Edward de Vere (1550-1604), "The Earle of Oxenforde to the Reader," in Cardanus Comforte, translated into Englishe. And Published by commaundement of the righte Honourable the Earle of Oxenforde. Newly perused, corrected, and augmented (London: Thomas Marsh, 1576), no page numbers (line numbers added):
The labouring man, that tilles the fertile soyle,
And reapes the harvest fruict, hath not in deede
The gaine but payne, and if for al hys toyle
He gets the strawe, the Lord will have the seede.
The Manchet fyne, falles not unto his share        5
On coursest cheat, his hungrye stomacke feedes
The Landlord doth, possesse the fynest fare,
He pulles the flowers, the other pluckes but weedes.
The Mason poore that buildes the Lordly halles
Dwelles not in them, they are for hye degree,        10
His Cottage is, compact in paper walles
And not with bricke, or stone as others be.
The idle Drone, that labours not at all
Suckes up the sweete, of honny from the Bee
Who worketh most, to their share least doth fall,        15
With due desert, reward will never be.
The swiftest Hare, unto the Mastive slowe
Oft times doth fall, to him as for a praye:
The Greyhounde thereby, doth misse his game we know
For which he made, such speedy hast away.        20
So he that takes, the payne to penne the booke
Reapes not the giftes, of goodly golden Muse
But those gayne that, who on the worke shal looke,
And from the soure, the sweete by skill doth chuse.
  For he that beates the bushe the byrde not gets,        25
  But who sittes still, and holdeth fast the nets.
4 Manchet: "Wheaten bread of the finest quality" (Oxford English Dictionary)
6 coursest: coarsest
6 cheat: "Wheaten bread of the second quality, made of flour more coarsely sifted than that used for MANCHET n., the finest quality" (Oxford English Dictionary)
11 compact: composed, framed
17 Mastive: mastiff

Also in The Poems of Edward DeVere, Seventeenth Earl of Oxford and of Robert Devereux, Second Earl of Essex, ed.

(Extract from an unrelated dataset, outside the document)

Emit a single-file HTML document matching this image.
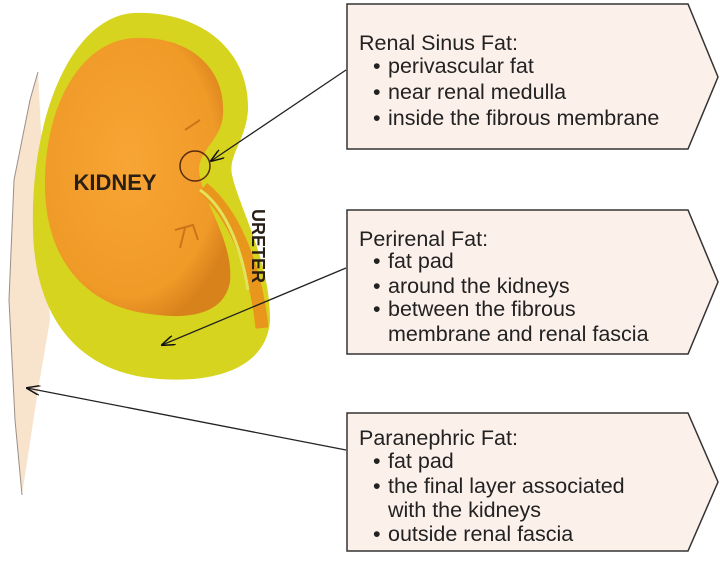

Steven W. May = Studies in Philology, Volume LXXVII (Early Winter, 1980), Number 5, Texts and Studies, p. 25, with commentary on p. 67.



From Karl Maurer:
I find very curious the commas that appear after the 4th syllable in almost every line, i.e. in all but 2, 9, 19 and 25. What do you think they are for? They often have no grammatical purpose; for example, "So hee that takes, the payne to penne the booke". Do you think they are put just to mark the caesurae? For there is a caesura after every 4th syllable, except in lines 2 and 19.

But to me 19 seems corrupt: "The Greyhounde thereby, doth misse his game we know". Since every other line in the poem is impeccably metrical, the extra syllable seems impossible; and if I were editor, I’d conjecture "The Hound thereby, doth" etc.
Cf. The Oxford Handbook of Shakespeare's Poetry (Oxford: Oxford University Press, 2013), p. 289 (discussing George Puttenham, Art of English Poesie):
This indicates Puttenham's perception of the end of a verse as a break equivalent to a full stop, and the caesura, or mid-line break, as equivalent to a comma.